In Game Development, we often use two ways to achieve transparent effect, Aplha Test and Alpha Blending.
Z-Buffer is used to solve the problems of visibility. It can decide which parts of the object to render first, and which parts of the objects will render later(can be blocked).
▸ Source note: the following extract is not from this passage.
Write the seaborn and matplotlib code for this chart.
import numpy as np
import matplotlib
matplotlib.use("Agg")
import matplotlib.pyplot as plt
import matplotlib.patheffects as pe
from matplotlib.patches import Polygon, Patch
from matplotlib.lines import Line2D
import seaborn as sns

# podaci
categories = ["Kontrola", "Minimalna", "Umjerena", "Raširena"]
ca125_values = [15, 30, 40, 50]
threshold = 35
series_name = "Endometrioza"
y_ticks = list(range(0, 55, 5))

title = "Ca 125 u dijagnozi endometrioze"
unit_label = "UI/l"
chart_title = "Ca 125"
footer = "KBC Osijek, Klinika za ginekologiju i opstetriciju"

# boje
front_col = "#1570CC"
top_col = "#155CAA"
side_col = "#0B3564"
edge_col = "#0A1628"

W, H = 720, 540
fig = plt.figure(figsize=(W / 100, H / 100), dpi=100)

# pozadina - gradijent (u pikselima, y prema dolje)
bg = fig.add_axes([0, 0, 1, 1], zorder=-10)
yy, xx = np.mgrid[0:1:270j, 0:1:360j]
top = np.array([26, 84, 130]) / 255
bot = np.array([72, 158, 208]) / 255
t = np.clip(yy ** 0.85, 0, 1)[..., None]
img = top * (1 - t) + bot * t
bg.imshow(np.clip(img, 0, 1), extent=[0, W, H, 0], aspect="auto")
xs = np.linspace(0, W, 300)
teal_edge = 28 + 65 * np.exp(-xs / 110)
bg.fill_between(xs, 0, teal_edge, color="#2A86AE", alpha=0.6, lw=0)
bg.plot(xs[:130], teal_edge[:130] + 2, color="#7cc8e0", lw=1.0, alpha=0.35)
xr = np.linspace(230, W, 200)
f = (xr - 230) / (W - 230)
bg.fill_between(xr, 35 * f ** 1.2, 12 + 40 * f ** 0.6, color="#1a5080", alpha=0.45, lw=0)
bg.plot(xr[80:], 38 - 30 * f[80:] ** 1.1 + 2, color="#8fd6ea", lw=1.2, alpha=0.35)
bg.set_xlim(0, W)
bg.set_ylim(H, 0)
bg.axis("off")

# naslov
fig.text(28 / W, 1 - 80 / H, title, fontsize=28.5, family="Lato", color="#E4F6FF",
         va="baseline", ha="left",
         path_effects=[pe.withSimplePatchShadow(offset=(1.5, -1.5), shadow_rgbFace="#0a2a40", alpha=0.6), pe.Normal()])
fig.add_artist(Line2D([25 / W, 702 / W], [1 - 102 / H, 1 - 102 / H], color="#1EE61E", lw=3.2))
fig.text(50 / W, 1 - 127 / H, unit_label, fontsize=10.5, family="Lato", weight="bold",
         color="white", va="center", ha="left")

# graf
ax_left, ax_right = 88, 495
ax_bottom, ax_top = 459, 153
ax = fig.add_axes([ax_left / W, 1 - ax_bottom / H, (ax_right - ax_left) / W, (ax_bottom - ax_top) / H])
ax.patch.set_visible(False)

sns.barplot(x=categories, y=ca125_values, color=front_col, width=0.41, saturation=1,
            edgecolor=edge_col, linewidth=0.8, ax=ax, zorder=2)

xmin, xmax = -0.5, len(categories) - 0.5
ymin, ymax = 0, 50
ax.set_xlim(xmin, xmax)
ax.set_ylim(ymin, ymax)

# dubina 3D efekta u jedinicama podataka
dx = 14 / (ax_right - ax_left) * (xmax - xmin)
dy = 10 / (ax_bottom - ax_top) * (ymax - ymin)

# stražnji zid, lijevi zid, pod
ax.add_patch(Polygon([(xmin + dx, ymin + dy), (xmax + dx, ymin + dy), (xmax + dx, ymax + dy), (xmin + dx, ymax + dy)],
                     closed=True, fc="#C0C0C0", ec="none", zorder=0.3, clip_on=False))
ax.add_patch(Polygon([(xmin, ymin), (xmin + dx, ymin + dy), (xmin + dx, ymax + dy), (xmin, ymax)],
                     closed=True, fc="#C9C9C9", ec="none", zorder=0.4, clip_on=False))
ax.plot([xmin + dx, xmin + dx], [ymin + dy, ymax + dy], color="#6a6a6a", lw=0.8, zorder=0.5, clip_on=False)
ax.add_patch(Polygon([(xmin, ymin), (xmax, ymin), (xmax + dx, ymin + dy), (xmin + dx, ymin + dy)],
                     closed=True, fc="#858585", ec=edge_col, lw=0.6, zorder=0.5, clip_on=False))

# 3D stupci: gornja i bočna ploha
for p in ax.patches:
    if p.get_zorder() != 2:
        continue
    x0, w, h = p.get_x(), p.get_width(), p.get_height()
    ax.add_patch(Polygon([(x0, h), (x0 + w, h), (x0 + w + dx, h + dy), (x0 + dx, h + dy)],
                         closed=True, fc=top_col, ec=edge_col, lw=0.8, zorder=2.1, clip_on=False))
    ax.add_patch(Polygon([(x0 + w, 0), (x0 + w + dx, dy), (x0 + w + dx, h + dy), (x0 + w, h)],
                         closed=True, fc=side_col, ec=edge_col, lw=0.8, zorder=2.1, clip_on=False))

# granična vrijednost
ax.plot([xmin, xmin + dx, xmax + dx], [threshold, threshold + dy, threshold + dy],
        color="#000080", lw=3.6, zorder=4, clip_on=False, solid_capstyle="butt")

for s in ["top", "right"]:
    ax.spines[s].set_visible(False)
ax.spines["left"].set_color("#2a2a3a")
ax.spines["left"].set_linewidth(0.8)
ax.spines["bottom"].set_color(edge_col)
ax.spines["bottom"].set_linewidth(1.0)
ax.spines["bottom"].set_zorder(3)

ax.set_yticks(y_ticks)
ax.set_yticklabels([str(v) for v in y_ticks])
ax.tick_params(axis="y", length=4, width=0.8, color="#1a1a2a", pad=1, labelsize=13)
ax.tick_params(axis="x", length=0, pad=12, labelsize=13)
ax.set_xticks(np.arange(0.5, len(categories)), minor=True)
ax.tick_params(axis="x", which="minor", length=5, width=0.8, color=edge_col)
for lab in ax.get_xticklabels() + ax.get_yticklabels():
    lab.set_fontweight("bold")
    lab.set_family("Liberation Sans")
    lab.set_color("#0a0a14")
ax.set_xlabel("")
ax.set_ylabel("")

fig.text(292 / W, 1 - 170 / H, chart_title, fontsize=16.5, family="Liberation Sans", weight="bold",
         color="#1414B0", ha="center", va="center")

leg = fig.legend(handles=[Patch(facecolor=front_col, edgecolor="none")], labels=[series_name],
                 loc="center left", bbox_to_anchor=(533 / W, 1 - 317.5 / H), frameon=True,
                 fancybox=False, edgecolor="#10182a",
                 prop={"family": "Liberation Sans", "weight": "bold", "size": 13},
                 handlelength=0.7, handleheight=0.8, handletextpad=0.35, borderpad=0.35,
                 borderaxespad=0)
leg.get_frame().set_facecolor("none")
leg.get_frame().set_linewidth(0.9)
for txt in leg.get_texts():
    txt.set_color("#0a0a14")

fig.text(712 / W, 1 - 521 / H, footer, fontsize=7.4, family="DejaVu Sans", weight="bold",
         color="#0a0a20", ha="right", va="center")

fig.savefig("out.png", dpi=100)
The basic idea is to determine the distance between the camera and the object based on the value of the z-buffer. For example, when we want to render an fragment, the fragment’s depth value will be compared to the depth in the z-buffer (If the ZTest is On). If its depth value is smaller, it means this object is more far away from the camer. so this frament should not be rendered onto screen (which means it is covered by something); Otherwise, this fragment should replace the depth value which is in the z-buffer.
Alpha Test:: As long as there is one fragment’s alpha value does not meet the conditions, the fragment which corresponding to it will be discarded (into a completely transparent fragment). Otherwise, it will be rendered as an opaque object.
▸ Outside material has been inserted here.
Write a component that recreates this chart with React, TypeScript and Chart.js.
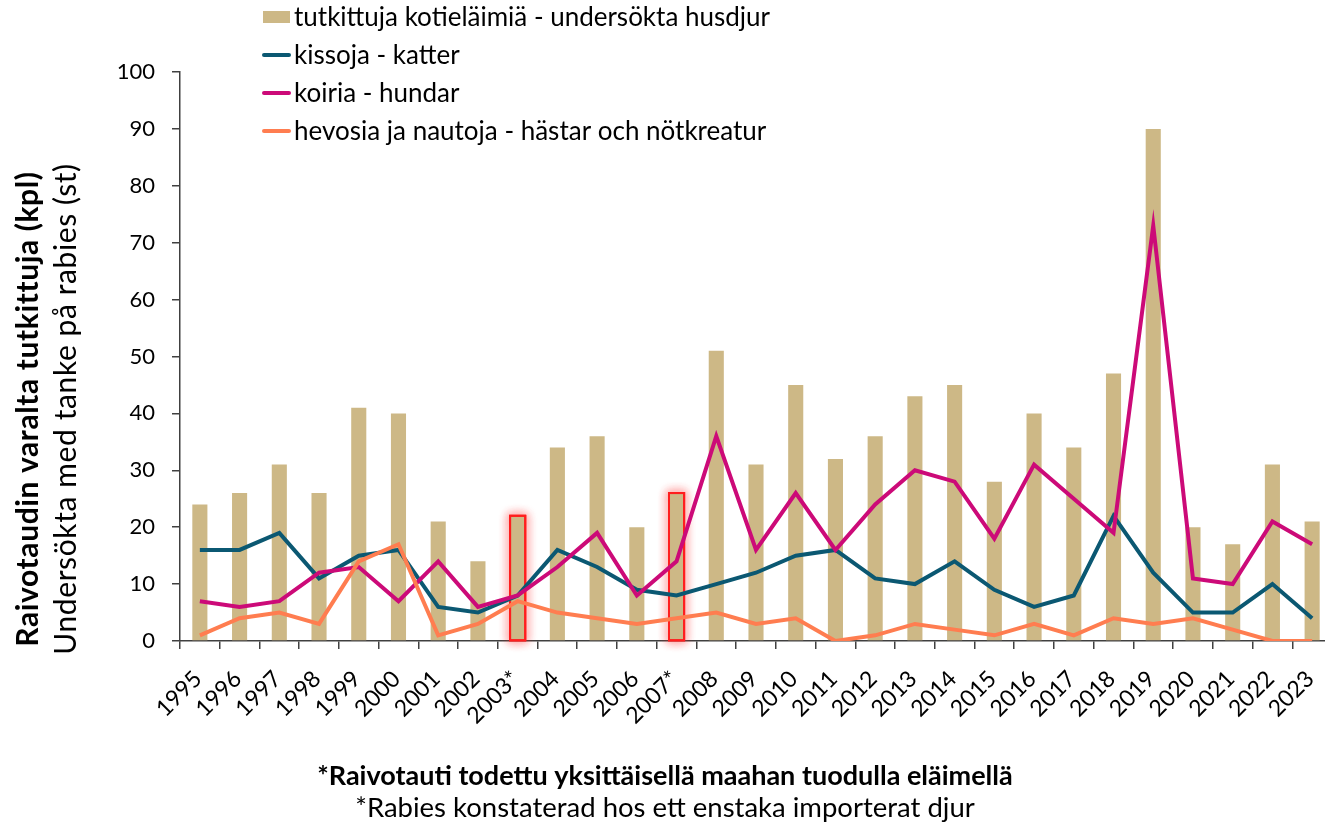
import React, { useEffect, useRef } from 'react';
import { Chart, registerables } from 'chart.js';

Chart.register(...registerables);

// ---- data ----
const years = [
  '1995', '1996', '1997', '1998', '1999', '2000', '2001', '2002', '2003*', '2004',
  '2005', '2006', '2007*', '2008', '2009', '2010', '2011', '2012', '2013', '2014',
  '2015', '2016', '2017', '2018', '2019', '2020', '2021', '2022', '2023',
];
const examined = [24, 26, 31, 26, 41, 40, 21, 14, 22, 34, 36, 20, 26, 51, 31, 45, 32, 36, 43, 45, 28, 40, 34, 47, 90, 20, 17, 31, 21];
const cats = [16, 16, 19, 11, 15, 16, 6, 5, 8, 16, 13, 9, 8, 10, 12, 15, 16, 11, 10, 14, 9, 6, 8, 22, 12, 5, 5, 10, 4];
const dogs = [7, 6, 7, 12, 13, 7, 14, 6, 8, 13, 19, 8, 14, 36, 16, 26, 16, 24, 30, 28, 18, 31, 25, 19, 73, 11, 10, 21, 17];
const horses = [1, 4, 5, 3, 14, 17, 1, 3, 7, 5, 4, 3, 4, 5, 3, 4, 0, 1, 3, 2, 1, 3, 1, 4, 3, 4, 2, 0, 0];

const seriesLabels = [
  'tutkittuja kotieläimiä - undersökta husdjur',
  'kissoja - katter',
  'koiria - hundar',
  'hevosia ja nautoja - hästar och nötkreatur',
];
const yTitle1 = 'Raivotaudin varalta tutkittuja (kpl)';
const yTitle2 = 'Undersökta med tanke på rabies (st)';
const note1 = '*Raivotauti todettu yksittäisellä maahan tuodulla eläimellä';
const note2 = '*Rabies konstaterad hos ett enstaka importerat djur';

const Y_MIN = 0;
const Y_MAX = 100;
const Y_STEP = 10;

const FONT = 'Lato, "Open Sans", "Noto Sans", sans-serif';
const TAN = '#CDB886';
const TEAL = '#0B5872';
const MAGENTA = '#CC0A78';
const CORAL = '#FF7D50';
const AXIS = '#404040';

const decorPlugin = {
  id: 'decor',
  afterDatasetDraw(chart: any, args: any) {
    if (args.index !== 0) return;
    const meta = chart.getDatasetMeta(0);
    const ctx = chart.ctx;
    years.forEach((lab, i) => {
      if (!lab.endsWith('*')) return;
      const el = meta.data[i];
      const p = el.getProps(['x', 'y', 'base', 'width'], true);
      const left = p.x - p.width / 2;
      const h = p.base - p.y;
      ctx.save();
      ctx.strokeStyle = '#FF1E1E';
      ctx.lineWidth = 2;
      ctx.shadowColor = 'rgba(255,40,40,0.85)';
      ctx.shadowBlur = 10;
      ctx.strokeRect(left, p.y, p.width, h);
      ctx.strokeRect(left, p.y, p.width, h);
      ctx.shadowBlur = 0;
      ctx.shadowColor = 'transparent';
      ctx.fillStyle = TAN;
      ctx.fillRect(left + 1, p.y + 1, p.width - 2, h - 2);
      ctx.strokeRect(left, p.y, p.width, h);
      ctx.restore();
    });
  },
  afterDraw(chart: any) {
    const ctx = chart.ctx;
    ctx.save();
    // x tick labels (rotated 45°), positioned by the category scale
    const xs = chart.scales.x;
    ctx.fillStyle = '#000';
    ctx.font = `23px ${FONT}`;
    ctx.textAlign = 'right';
    ctx.textBaseline = 'middle';
    chart.data.labels.forEach((lab: string, i: number) => {
      const x = xs.getPixelForTick(i);
      ctx.save();
      ctx.translate(x - 2, xs.top + 34);
      ctx.rotate(-Math.PI / 4);
      ctx.fillText(lab, 0, 0);
      ctx.restore();
    });
    // legend
    const colors = [TAN, TEAL, MAGENTA, CORAL];
    const lx = 263;
    const rows = [17, 55, 93, 131];
    ctx.font = `26px ${FONT}`;
    ctx.textBaseline = 'middle';
    ctx.textAlign = 'left';
    chart.data.datasets.forEach((ds: any, i: number) => {
      const cy = rows[i];
      if (i === 0) {
        ctx.fillStyle = colors[i];
        ctx.fillRect(lx, cy - 6, 27, 12);
      } else {
        ctx.strokeStyle = colors[i];
        ctx.lineWidth = 4;
        ctx.lineCap = 'round';
        ctx.beginPath();
        ctx.moveTo(lx + 1, cy);
        ctx.lineTo(lx + 26, cy);
        ctx.stroke();
      }
      ctx.fillStyle = '#000';
      ctx.fillText(ds.label, lx + 31, cy + 1);
    });
    // y title
    ctx.fillStyle = '#000';
    ctx.textAlign = 'center';
    ctx.textBaseline = 'middle';
    ctx.save();
    ctx.translate(28, 409);
    ctx.rotate(-Math.PI / 2);
    (ctx as any).letterSpacing = '0.6px';
    ctx.font = `bold 30px ${FONT}`;
    ctx.fillText(yTitle1, 0, 0);
    ctx.restore();
    ctx.save();
    ctx.translate(66, 409);
    ctx.rotate(-Math.PI / 2);
    (ctx as any).letterSpacing = '0.6px';
    ctx.font = `30px ${FONT}`;
    ctx.fillText(yTitle2, 0, 0);
    ctx.restore();
    // footnotes
    ctx.font = `bold 27px ${FONT}`;
    ctx.fillText(note1, 665, 776);
    ctx.font = `27.5px ${FONT}`;
    ctx.fillText(note2, 665, 808);
    ctx.restore();
  },
};

export default function App() {
  const ref = useRef<HTMLCanvasElement | null>(null);
  useEffect(() => {
    if (!ref.current) return;
    const chart = new Chart(ref.current, {
      type: 'bar',
      data: {
        labels: years,
        datasets: [
          {
            type: 'bar',
            label: seriesLabels[0],
            data: examined,
            backgroundColor: TAN,
            borderWidth: 0,
            barPercentage: 0.38,
            categoryPercentage: 1,
            order: 10,
          },
          {
            type: 'line',
            label: seriesLabels[1],
            data: cats,
            borderColor: TEAL,
            backgroundColor: TEAL,
            borderWidth: 4,
            pointRadius: 0,
            tension: 0,
            order: 3,
          },
          {
            type: 'line',
            label: seriesLabels[2],
            data: dogs,
            borderColor: MAGENTA,
            backgroundColor: MAGENTA,
            borderWidth: 4,
            pointRadius: 0,
            tension: 0,
            order: 2,
          },
          {
            type: 'line',
            label: seriesLabels[3],
            data: horses,
            borderColor: CORAL,
            backgroundColor: CORAL,
            borderWidth: 4,
            pointRadius: 0,
            tension: 0,
            order: 1,
          },
        ] as any,
      },
      options: {
        responsive: false,
        animation: false,
        devicePixelRatio: 1,
        layout: { padding: { left: 0, top: 72, right: 8, bottom: 110 } },
        plugins: {
          legend: { display: false },
          tooltip: { enabled: false },
          title: { display: false },
        },
        scales: {
          x: {
            offset: true,
            grid: {
              offset: true,
              drawOnChartArea: false,
              drawTicks: true,
              tickLength: 8,
              color: AXIS,
              lineWidth: 1.5,
            },
            border: { display: true, color: AXIS, width: 1.5 },
            ticks: {
              display: false,
              autoSkip: false,
            },
            afterFit: (s: any) => {
              s.height = 75;
            },
          },
          y: {
            min: Y_MIN,
            max: Y_MAX,
            grid: {
              drawOnChartArea: false,
              drawTicks: true,
              tickLength: 8,
              color: AXIS,
              lineWidth: 1.5,
            },
            border: { display: true, color: AXIS, width: 1.5 },
            ticks: {
              stepSize: Y_STEP,
              padding: 17,
              color: '#000',
              font: { family: FONT, size: 22 },
            },
            afterFit: (s: any) => {
              s.width = 180;
            },
          },
        },
      } as any,
      plugins: [decorPlugin],
    });
    return () => chart.destroy();
  }, []);
  return (
    <div
      style={{
        position: 'fixed',
        left: 0,
        top: 0,
        width: 1325,
        height: 826,
        overflow: 'hidden',
        background: '#fff',
      }}
    >
      <canvas ref={ref} width={1340} height={826} style={{ display: 'block' }} />
    </div>
  );
}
Alpha Blending: Through the Alpha blending, we can get a translucent effect. it will combine the current fragment’s alpha value with the color value which has already been stored in the color buffer, to form a new color, but Alpha Blending needs to Turn Off the ZWrite. Therefore, we need to be careful with the rendering order when we are doing alpha blending.
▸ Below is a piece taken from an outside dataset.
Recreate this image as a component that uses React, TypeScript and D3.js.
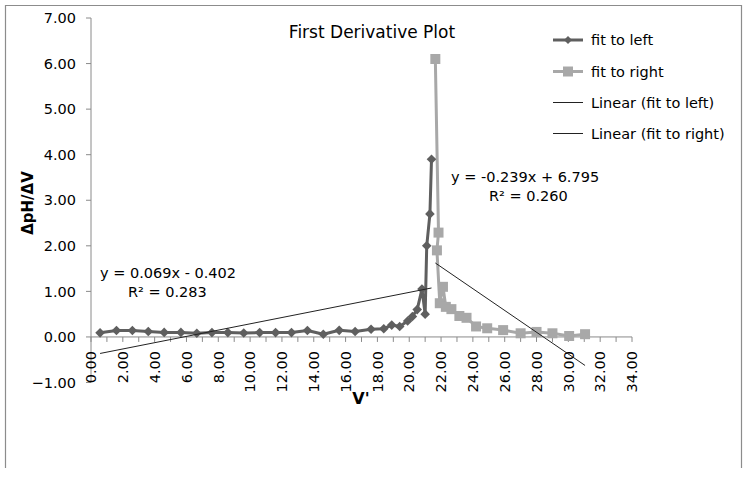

Shader "MyShader/AlphaTest"
{
Properties
{
_Color("Color", Color) = (1,1,1,1)
_MainTex("Main Texture", 2D)= "white"{}
_Cutoff("Alpha Cutoff", Range(0,1)) = 0.5
}
SubShader
{
// Usually when utilize the alpha test we should have these three tags
Tags { "Queue" = "AlphaTest" "IgnoreProjector" = "True" "RenderType" = "TransparentCutout" }
Pass
{
Tags{ "LightMode" = "ForwardBase" }
CGPROGRAM
#pragma vertex vert
#pragma fragment frag
#include "Lighting.cginc"
fixed4 _Color;
sampler2D _MainTex;
float4 _MainTex_ST;
fixed _Cutoff;
struct a2v
{
float4 vertex : POSITION;
float3 normal : NORMAL;
float4 texcoord : TEXCOORD0;
};
struct v2f
{
float4 pos : SV_POSITION;
float3 worldNormal : TEXCOORD0;
float3 worldVertex : TEXCOORD1;
float2 uv : TEXCOORD2;
};
v2f vert(a2v v)
{
v2f f;
f.pos = mul(UNITY_MATRIX_MVP, v.vertex);
f.worldNormal = mul(_Object2World, v.normal);
f.worldVertex = mul(v.vertex, _World2Object);
f.uv = v.texcoord.xy*_MainTex_ST.xy+_MainTex_ST.zw;
return f;
}
fixed4 frag(v2f f): SV_Target
{
fixed3 worldNormal = normalize(f.worldNormal);
fixed3 worldLightDir = normalize(UnityWorldSpaceLightDir(f.worldVertex));
fixed4 texColor = tex2D(_MainTex, f.uv);
// Alpha Test
if((texColor.a - _Cutoff) < 0.0){ discard; }
// or use clip function
//clip(texColor.a - _Cutoff);
fixed3 albedo = texColor.rgb * _Color.rgb;
fixed3 ambient = UNITY_LIGHTMODEL_AMBIENT.xyz * albedo;
fixed3 diffuse = _LightColor0.rgb * albedo * saturate(dot(worldNormal,worldLightDir));
fixed3 c = ambient + diffuse;
return fixed4(c, 1.0);
}
ENDCG
}
}
}
Shader "MyShader/AlphaBlending"
{
Properties
{
_Color("Main Tint", Color) =(1,1,1,1)
_MainTex("Main Texture", 2D) = "white"{}
_AlphaScale ("Alpha Scale", Range(0, 1)) = 1
}
SubShader
{
Tags{ "Queue" = "Transparent" "IgnoreProjector" = "True" "RenderType" = "Transparent" }
// The first Pass only for store the model's depth info into the z-buffer,
// to eliminate the fragment which covered by itself in the model
Pass
{
ZWrite On
// ColorMask use for mask Color in the model.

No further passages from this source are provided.